What needs to be done:
Note how many lines hold "this" and report that number by itself.

Supplied records:
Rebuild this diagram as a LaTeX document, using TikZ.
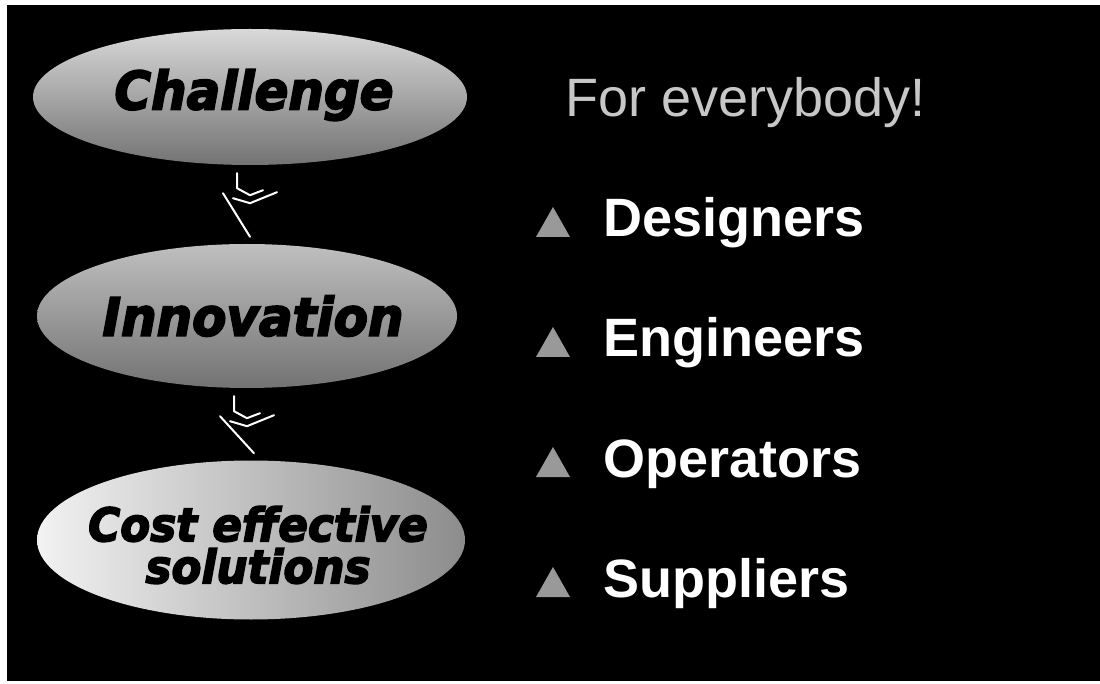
\documentclass[tikz,border=0pt]{standalone}
\usepackage{fontspec}
\setmainfont{Liberation Sans}
\newfontfamily\bubblefont{DejaVu Sans}[BoldItalicFeatures={FakeBold=3.5}]
\usepackage{tikz}
\usetikzlibrary{shapes.geometric}

\newcommand{\wide}[1]{\scalebox{1.04}[1.1]{#1}}

\begin{document}
\begin{tikzpicture}[x=1pt, y=-1pt,
    bubble/.style={ellipse, draw=none, inner sep=0pt},
    bubbletext/.style={font=\bubblefont\bfseries\itshape\fontsize{48}{44}\selectfont, text=black, align=center, inner sep=0pt},
    arrowline/.style={white, line width=2pt, line cap=round, line join=round},
    item/.style={font=\bfseries\fontsize{54}{60}\selectfont, text=white, anchor=base west, inner sep=0pt},
    tri/.style={fill=black!40}]
  % Page and slide
  \useasboundingbox (0,0) rectangle (1100,684);
  \fill[white] (0,0) rectangle (1100,684);
  \fill[black] (7,5) rectangle (1100,681);
  % Ellipses
  \node[bubble, top color=black!15, bottom color=black!55, minimum width=434, minimum height=136] (ch) at (250,97) {};
  \node[bubble, top color=black!25, bottom color=black!55, minimum width=420, minimum height=144] (inn) at (247,316) {};
  \node[bubble, left color=black!5, right color=black!45, minimum width=428, minimum height=159] (cost) at (251,540) {};
  \node[bubbletext] (chtext) at (254,95) {\wide{Challenge}};
  \node[bubbletext] (inntext) at (253,316) {\wide{Innovation}};
  \node[bubbletext, font=\bubblefont\bfseries\itshape\fontsize{42}{42}\selectfont] (costtext) at (258,545) {\wide{Cost effective}\\\wide{solutions}};
  % Arrows
  \foreach \a/\b in {ch/inn, inn/cost}{
    \draw[arrowline] ([shift={(-27,28)}]\a.south) -- ([shift={(3,-7)}]\b.north);
    \draw[arrowline] ([shift={(-13,8)}]\a.south) -- ++(0,15) -- ++(13,7) -- ++(13,-5);
    \draw[arrowline] ([shift={(-17,33)}]\a.south) -- ++(17,5) -- ++(27,-11);
  }
  % Audience
  \node[font=\fontsize{54}{60}\selectfont, text=black!22, anchor=base west, inner sep=0pt] (head) at (565,117) {For everybody!};
  \foreach \t [count=\i] in {Designers, Engineers, Operators, Suppliers}{
    \pgfmathsetmacro\yy{117+120*\i}
    \fill[tri] (536,\yy) -- (570,\yy) -- (553,\yy-30) -- cycle;
    \node[item] (item\i) at (603,\yy) {\t};
  }
\end{tikzpicture}
\end{document}
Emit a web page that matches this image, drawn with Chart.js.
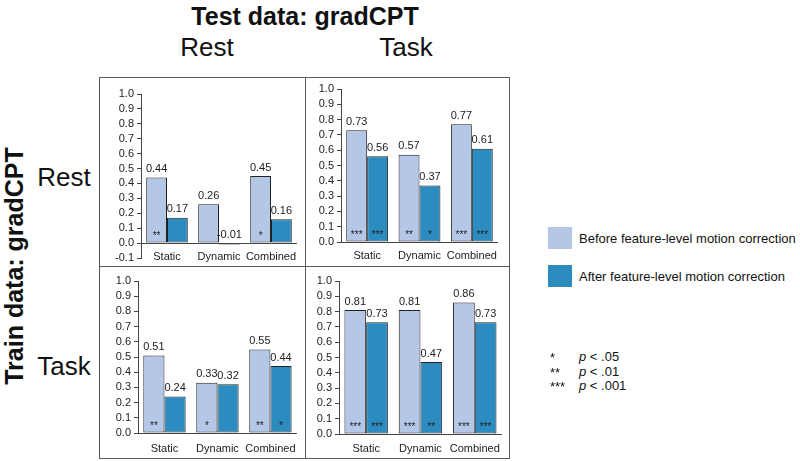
<!DOCTYPE html>
<html>
<head>
<meta charset="utf-8">
<script src="https://cdn.jsdelivr.net/npm/chart.js@4/dist/chart.umd.min.js"></script>
<style>
  html,body{margin:0;padding:0;background:#fff;}
  body{width:800px;height:461px;position:relative;overflow:hidden;font-family:"Liberation Sans",Arial,sans-serif;color:#111;}
  .t{position:absolute;white-space:nowrap;transform:translate(-50%,-50%);}
  .l{position:absolute;white-space:nowrap;transform:translateY(-50%);}
  canvas{position:absolute;}
  .line{position:absolute;background:#5a5a5a;}
  .sw{position:absolute;width:24px;height:22px;}
</style>
</head>
<body>

<div class="t" style="left:305px;top:16px;font-size:25px;font-weight:bold;">Test data: gradCPT</div>
<div class="t" style="left:207px;top:47px;font-size:26px;">Rest</div>
<div class="t" style="left:406px;top:47px;font-size:26px;">Task</div>
<div class="t" style="left:14px;top:266px;font-size:25px;font-weight:bold;transform:translate(-50%,-50%) rotate(-90deg);">Train data: gradCPT</div>
<div class="t" style="left:64px;top:177px;font-size:26px;">Rest</div>
<div class="t" style="left:64px;top:366px;font-size:26px;">Task</div>

<!-- panel frame -->
<div class="line" style="left:99px;top:77px;width:411px;height:1px;"></div>
<div class="line" style="left:99px;top:458px;width:411px;height:1px;"></div>
<div class="line" style="left:99px;top:77px;width:1px;height:382px;"></div>
<div class="line" style="left:509px;top:77px;width:1px;height:382px;"></div>
<div class="line" style="left:305px;top:77px;width:1px;height:382px;"></div>
<div class="line" style="left:99px;top:266px;width:411px;height:1px;"></div>

<canvas id="c1"></canvas>
<canvas id="c2"></canvas>
<canvas id="c3"></canvas>
<canvas id="c4"></canvas>

<!-- legend -->
<div class="sw" style="left:548px;top:227px;background:#b4c7e7;"></div>
<div class="l" style="left:579px;top:238px;font-size:13px;">Before feature-level motion correction</div>
<div class="sw" style="left:548px;top:265px;background:#2c8bbf;"></div>
<div class="l" style="left:579px;top:276px;font-size:13px;">After feature-level motion correction</div>

<div class="l" style="left:550px;top:357px;font-size:13px;">*</div>
<div class="l" style="left:579px;top:356px;font-size:13px;"><i>p</i> &lt; .05</div>
<div class="l" style="left:550px;top:372px;font-size:13px;">**</div>
<div class="l" style="left:579px;top:371px;font-size:13px;"><i>p</i> &lt; .01</div>
<div class="l" style="left:550px;top:386px;font-size:13px;">***</div>
<div class="l" style="left:579px;top:385px;font-size:13px;"><i>p</i> &lt; .001</div>

<script>
/* ========= DATA ========= */
const categories = ["Static", "Dynamic", "Combined"];

// train Rest / test Rest
const restRestBefore = [0.44, 0.26, 0.45];
const restRestAfter  = [0.17, -0.01, 0.16];
const restRestStarsBefore = ["**", "", "*"];
const restRestStarsAfter  = ["", "", ""];

// train Rest / test Task
const restTaskBefore = [0.73, 0.57, 0.77];
const restTaskAfter  = [0.56, 0.37, 0.61];
const restTaskStarsBefore = ["***", "**", "***"];
const restTaskStarsAfter  = ["***", "*", "***"];

// train Task / test Rest
const taskRestBefore = [0.51, 0.33, 0.55];
const taskRestAfter  = [0.24, 0.32, 0.44];
const taskRestStarsBefore = ["**", "*", "**"];
const taskRestStarsAfter  = ["", "", "*"];

// train Task / test Task
const taskTaskBefore = [0.81, 0.81, 0.86];
const taskTaskAfter  = [0.73, 0.47, 0.73];
const taskTaskStarsBefore = ["***", "***", "***"];
const taskTaskStarsAfter  = ["***", "**", "***"];

const yMax = 1.0;
const yStep = 0.1;

/* ========= STYLE ========= */
const FONT = "'Liberation Sans', Arial, sans-serif";
const BEFORE = "#b4c7e7";
const AFTER  = "#2c8bbf";

/* ========= PLUGINS ========= */
const zeroLine = {
  id: "zeroLine",
  afterDatasetsDraw(chart){
    const {ctx, chartArea, scales} = chart;
    const y = Math.round(scales.y.getPixelForValue(0)) + 0.5;
    ctx.save();
    ctx.strokeStyle = "#444";
    ctx.lineWidth = 1;
    ctx.beginPath();
    ctx.moveTo(chartArea.left, y);
    ctx.lineTo(chartArea.right, y);
    ctx.stroke();
    ctx.restore();
  }
};

const barNotes = {
  id: "barNotes",
  afterDatasetsDraw(chart){
    const {ctx, scales} = chart;
    ctx.save();
    ctx.textAlign = "center";
    chart.data.datasets.forEach((ds, i) => {
      chart.getDatasetMeta(i).data.forEach((bar, j) => {
        const v = ds.data[j];
        const top = scales.y.getPixelForValue(Math.max(v, 0));
        ctx.fillStyle = "#222";
        ctx.font = "11px " + FONT;
        ctx.textBaseline = "bottom";
        ctx.fillText(v.toFixed(2), bar.x, top - 3);
        if (ds.stars[j]) {
          ctx.font = "10px " + FONT;
          ctx.textBaseline = "middle";
          ctx.fillText(ds.stars[j], bar.x, scales.y.getPixelForValue(0.045));
        }
      });
    });
    ctx.restore();
  }
};

/* ========= PANELS ========= */
function panel(id, box, yMin, before, after, starsBefore, starsAfter){
  const cv = document.getElementById(id);
  cv.style.left = box.left + "px";
  cv.style.top = box.top + "px";
  cv.style.width = box.width + "px";
  cv.style.height = box.height + "px";
  cv.width = box.width;
  cv.height = box.height;

  new Chart(cv, {
    type: "bar",
    data: {
      labels: categories,
      datasets: [
        {data: before, stars: starsBefore, backgroundColor: BEFORE, borderColor: "#222", borderWidth: 1, borderSkipped: false},
        {data: after,  stars: starsAfter,  backgroundColor: AFTER,  borderColor: "#222", borderWidth: 1, borderSkipped: false}
      ]
    },
    options: {
      responsive: false,
      animation: false,
      events: [],
      layout: {padding: {top: box.padTop, right: box.padRight, bottom: 0, left: 0}},
      plugins: {legend: {display: false}, tooltip: {enabled: false}},
      datasets: {bar: {categoryPercentage: 0.8, barPercentage: 1.0}},
      scales: {
        x: {
          afterFit(scale){ scale.height = box.axisH; },
          grid: {display: false, drawTicks: false},
          border: {display: false},
          ticks: {color: "#222", font: {family: FONT, size: 11}, padding: box.labelPad, mirror: !!box.mirror, maxRotation: 0, autoSkip: false}
        },
        y: {
          min: yMin,
          max: yMax,
          afterFit(scale){ scale.width = box.axisW; },
          afterBuildTicks(scale){
            const t = [];
            for (let k = Math.round(yMin / yStep); k <= Math.round(yMax / yStep); k++) t.push({value: +(k * yStep).toFixed(1)});
            scale.ticks = t;
          },
          grid: {drawOnChartArea: false, drawTicks: true, tickLength: 4, color: "#444"},
          border: {display: true, color: "#444"},
          ticks: {
            color: "#222",
            font: {family: FONT, size: 11},
            padding: 3,
            autoSkip: false,
            callback: v => v.toFixed(1)
          }
        }
      }
    },
    plugins: [zeroLine, barNotes]
  });
}

panel("c1", {left: 100, top: 78, width: 205, height: 194, axisW: 41, axisH: 14, padTop: 16, padRight: 8, labelPad: -6, mirror: true},
      -0.1, restRestBefore, restRestAfter, restRestStarsBefore, restRestStarsAfter);
panel("c2", {left: 306, top: 78, width: 203, height: 188, axisW: 35, axisH: 24, padTop: 11, padRight: 11, labelPad: 7},
      0, restTaskBefore, restTaskAfter, restTaskStarsBefore, restTaskStarsAfter);
panel("c3", {left: 100, top: 267, width: 205, height: 191, axisW: 38, axisH: 25, padTop: 14, padRight: 3, labelPad: 9},
      0, taskRestBefore, taskRestAfter, taskRestStarsBefore, taskRestStarsAfter);
panel("c4", {left: 306, top: 267, width: 203, height: 191, axisW: 33, axisH: 24, padTop: 14, padRight: 7, labelPad: 8},
      0, taskTaskBefore, taskTaskAfter, taskTaskStarsBefore, taskTaskStarsAfter);
</script>
</body>
</html>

Task result:
2